APSN Banner

Future may not be so hot for banks: Experts

Source
Jakarta Post - November 1, 2004

Tony Hotland, Jakarta – The country's commercial banks have booked strong third quarter profits, thanks mainly to low cost of funds that allowed them to enjoy fat net interest margins.

But analysts warned that as pressure on the central bank to increase interest rates intensifies, banks may no longer enjoy this kind of good fortune next year without working hard to revive lending to the corporate sector. "I think this kind of profit growth will not be sustainable," said banking analyst Fendi Susiyanto.

He said that current economic developments, such as rising oil prices, rising interest rates in the US and elsewhere, and inflationary pressures at home, indicated that Bank Indonesia would likely increase interest rates, a move that would increase the interest expenses paid by banks to depositors, and eat into their profit margins. He said that this would erode the profits of banks if they continued to solely depend on lower cost of funds.

The strong third quarter profits earned by publicly listed banks, in some cases reporting a doubling of profits compared to the same period last year, was not caused by hard work on the part of the highly paid bankers, but rather the effects of the aggressive cutting of central bank benchmark interest rates, which in May fell to a record low of 7.32 percent compared to over 13 percent in 2003.

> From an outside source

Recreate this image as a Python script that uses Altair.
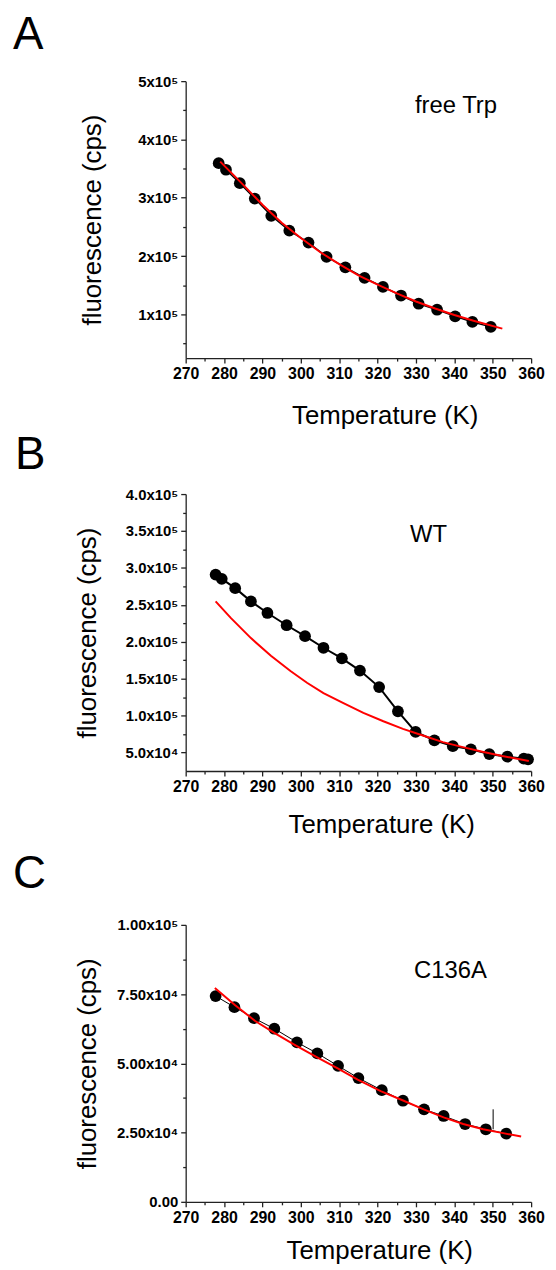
import altair as alt
import pandas as pd

# ---------------- data ----------------
# Panel A : free Trp
A_T = [278.6, 280.5, 284.1, 288.0, 292.3, 297.0, 302.0, 306.7, 311.6, 316.6,
       321.4, 326.1, 330.7, 335.5, 340.2, 344.7, 349.5]
A_F = [359300, 348000, 325000, 298600, 269000, 243500, 223100, 198700, 180600, 162400,
       147100, 132300, 118200, 107900, 96600, 87000, 78500]
A_FIT_T = [279.0, 285, 290, 295, 300, 305, 310, 315, 320, 325, 330, 335, 340, 345, 352.5]
A_FIT_F = [362000, 322000, 288000, 257000, 231000, 207000, 186000, 167000, 151000,
           136000, 122000, 110000, 99000, 89000, 75500]

# Panel B : WT
B_T = [277.8, 279.4, 282.9, 287.0, 291.3, 296.3, 301.1, 305.9, 310.7, 315.4,
       320.4, 325.3, 329.9, 334.8, 339.6, 344.3, 349.1, 353.8, 358.1, 359.2]
B_F = [291000, 285200, 272600, 254700, 239000, 222400, 207600, 191900, 177600, 161000,
       138600, 105800, 78000, 66400, 58700, 54300, 48000, 44400, 41700, 40800]
B_FIT_T = [277.8, 281.8, 287.0, 292.2, 297.3, 301.6, 305.9, 311.1, 316.3, 321.5,
           326.6, 331.8, 337.0, 342.2, 347.3, 352.5, 359.4]
B_FIT_F = [254700, 232000, 205000, 181000, 160500, 144500, 130500, 117000, 103600, 92400,
           82100, 73100, 64100, 57400, 51100, 45300, 38600]

# Panel C : C136A
C_T = [277.8, 282.7, 287.8, 293.1, 299.0, 304.3, 309.7, 315.0, 321.1, 326.6,
       332.1, 337.2, 342.8, 348.2, 353.5]
C_F = [74300, 70300, 66300, 62500, 57600, 53600, 49100, 44700, 40300, 36500,
       33400, 31000, 28100, 26200, 24600]
C_FIT_T = [277.6, 282.9, 288.1, 293.3, 298.4, 304.5, 309.6, 314.8, 320.8, 326.8,
           332.0, 337.2, 342.3, 347.5, 352.7, 357.4]
C_FIT_F = [77200, 71000, 65300, 60800, 56700, 52000, 48200, 44100, 40000, 36500,
           33400, 30500, 28100, 26200, 24800, 23600]
C_MARK_T = [350.1]
C_MARK_LO = [26200]
C_MARK_HI = [33400]

X_TICKS = list(range(270, 361, 5))
A_Y_TICKS = list(range(50000, 500001, 50000))
B_Y_TICKS = list(range(50000, 400001, 25000))
C_Y_TICKS = list(range(0, 100001, 12500))

W, H = 348, 279
FONT = "Liberation Sans"
SUP4, SUP5 = "\u2074", "\u2075"


def panel(T, F, FT, FF, ydom, yticks, ylabel_expr, major_test,
          xtitle_x, xtitle_y, ytitle_x, letter, letter_x, letter_y,
          note, note_x, note_y, line_w, extra=None, spacer_y=None):
    pts = pd.DataFrame({"T": T, "F": F})
    fit = pd.DataFrame({"T": FT, "F": FF})
    x = alt.X("T:Q",
              scale=alt.Scale(domain=[270, 360], nice=False, zero=False),
              axis=alt.Axis(values=X_TICKS,
                            labelExpr="datum.value % 10 == 0 ? datum.label : ''",
                            tickSize={"condition": {"test": "datum.value % 10 == 0", "value": 5}, "value": 3},
                            labelFontSize=16, labelPadding=3, labelFlush=False, labelOverlap=False,
                            title="Temperature (K)", titleX=xtitle_x, titleY=xtitle_y,
                            titleBaseline="alphabetic", titleAlign="center"))
    y = alt.Y("F:Q",
              scale=alt.Scale(domain=ydom, nice=False, zero=False),
              axis=alt.Axis(values=yticks, labelExpr=ylabel_expr,
                            tickSize={"condition": {"test": major_test, "value": 5}, "value": 3},
                            labelFontSize=15, labelPadding=3, labelFlush=False, labelOverlap=False,
                            title="fluorescence (cps)", titleAngle=270, titleX=ytitle_x, titleY=H / 2,
                            titleBaseline="top", titleAlign="center"))
    layers = [
        alt.Chart(pts).mark_line(color="black", strokeWidth=line_w).encode(x=x, y=y),
        alt.Chart(pts).mark_circle(color="black", size=140, opacity=1).encode(x=x, y=y),
        alt.Chart(fit).mark_line(color="#ff0000", strokeWidth=2).encode(x=x, y=y),
    ]
    if extra is not None:
        layers.append(alt.Chart(extra).mark_rule(color="black", strokeWidth=1).encode(
            x=x, y=y, y2="F2:Q"))
    layers.append(alt.Chart(pd.DataFrame({"t": [note]})).mark_text(
        font=FONT, fontSize=24, align="left", baseline="alphabetic", color="black").encode(
        x=alt.value(note_x), y=alt.value(note_y), text="t:N"))
    layers.append(alt.Chart(pd.DataFrame({"t": [letter]})).mark_text(
        font=FONT, fontSize=46, align="left", baseline="alphabetic", color="black").encode(
        x=alt.value(letter_x), y=alt.value(letter_y), text="t:N"))
    if spacer_y is not None:
        layers.append(alt.Chart(pd.DataFrame({"t": [letter]})).mark_text(
            font=FONT, fontSize=46, align="left", baseline="alphabetic", opacity=0).encode(
            x=alt.value(letter_x), y=alt.value(spacer_y), text="t:N"))
    return alt.layer(*layers).properties(width=W, height=H)


A_label = "datum.value % 100000 == 0 ? (datum.value / 100000) + 'x10" + SUP5 + "' : ''"
B_label = ("datum.value % 50000 != 0 ? '' : (datum.value < 100000 ? format(datum.value / 10000, '.1f') + 'x10"
           + SUP4 + "' : format(datum.value / 100000, '.1f') + 'x10" + SUP5 + "')")
C_label = ("datum.value % 25000 != 0 ? '' : (datum.value == 0 ? '0.00' : (datum.value < 100000 ? "
           "format(datum.value / 10000, '.2f') + 'x10" + SUP4 + "' : format(datum.value / 100000, '.2f') + 'x10"
           + SUP5 + "'))")

pA = panel(A_T, A_F, A_FIT_T, A_FIT_F, [25000, 500000], A_Y_TICKS, A_label,
           "datum.value % 100000 == 0", 200.5, 65.5, -107, "A", -174, -32,
           "free Trp", 231, 32, 1.5)
pB = panel(B_T, B_F, B_FIT_T, B_FIT_F, [25000, 400000], B_Y_TICKS, B_label,
           "datum.value % 50000 == 0", 197, 61.6, -112, "B", -172, -25,
           "WT", 226, 48, 2)
mark_df = pd.DataFrame({"T": C_MARK_T, "F": C_MARK_LO, "F2": C_MARK_HI})
pC = panel(C_T, C_F, C_FIT_T, C_FIT_F, [0, 100000], C_Y_TICKS, C_label,
           "datum.value % 25000 == 0", 195, 57.3, -112, "C", -174, -37,
           "C136A", 230, 54, 1, extra=mark_df, spacer_y=-47)

chart = alt.vconcat(pA, pB, pC, spacing=4).properties(
    padding={"left": 5, "top": 0, "right": 3, "bottom": 0}
).configure_view(stroke=None).configure_axis(
    grid=False, domainColor="#222222", tickColor="#222222", domainWidth=1.3, tickWidth=1.3,
    labelFont=FONT, labelFontWeight="bold", labelColor="black",
    titleFont=FONT, titleFontWeight="normal", titleColor="black", titleFontSize=26)

chart.save("out.html", embed_options={"renderer": "svg", "actions": False})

The lower benchmark rates forced interest rates on time deposits and savings to fall as well, but interest rates on loans remain high as the banks are still reluctant to channel their excess funds to the corporate sector due to lingering risks as reflected in a relatively low loan to deposit ratio (LDR) of around 50 percent, compared to 80 percent prior to the late 1997 financial crisis. This situation had allowed banks to enjoy net interest margins (NIM) of as high as 8.5 percent. "The current (interest rate) spread is still too wide (about 8.5 percent), and should be narrowed to at least 4 percent," said Fendi.

Seconding Fendi, economist Faisal Basri said the situation here was different from neighboring countries such as Malaysia, Thailand, the Philippines and Korea, where NIMs were below 5 percent.

Ideally, banks should be charging much lower interest rates on loans than they are doing now, and could still make good profits though increased lending activity.

Fendi, however, said that major banks would not immediately pump up their lending rates even if the Bank Indonesia benchmark interest rate started to climb as these banks had better sources of funding compared to smaller ones.

"Only around 15 large banks control up to 70 percent of our banking industry. They won't have critical problems in offsetting losses in NIMs unlike dozens of smaller banks, and possibly won't raise lending rates, at least as long as the SBI rate remains below 8.5 percent," said Fendi, referring to the interest rate on Bank Indonesia SBI promissory notes.

Given these considerations, one of the biggest challenges ahead will be how to preserve profit levels, whether or not the SBI rate moves up, based on more sustainable sources.

"Banks can maintain profits by accelerating lending and maximizing their fee-based income, which is even more essential in improving their profitability. For example, by being an investment advisor or upgrading their service sector. Banks need to increase the contribution of fee-based income to profits from the current average of 7 percent to about 16 percent," Fendi said.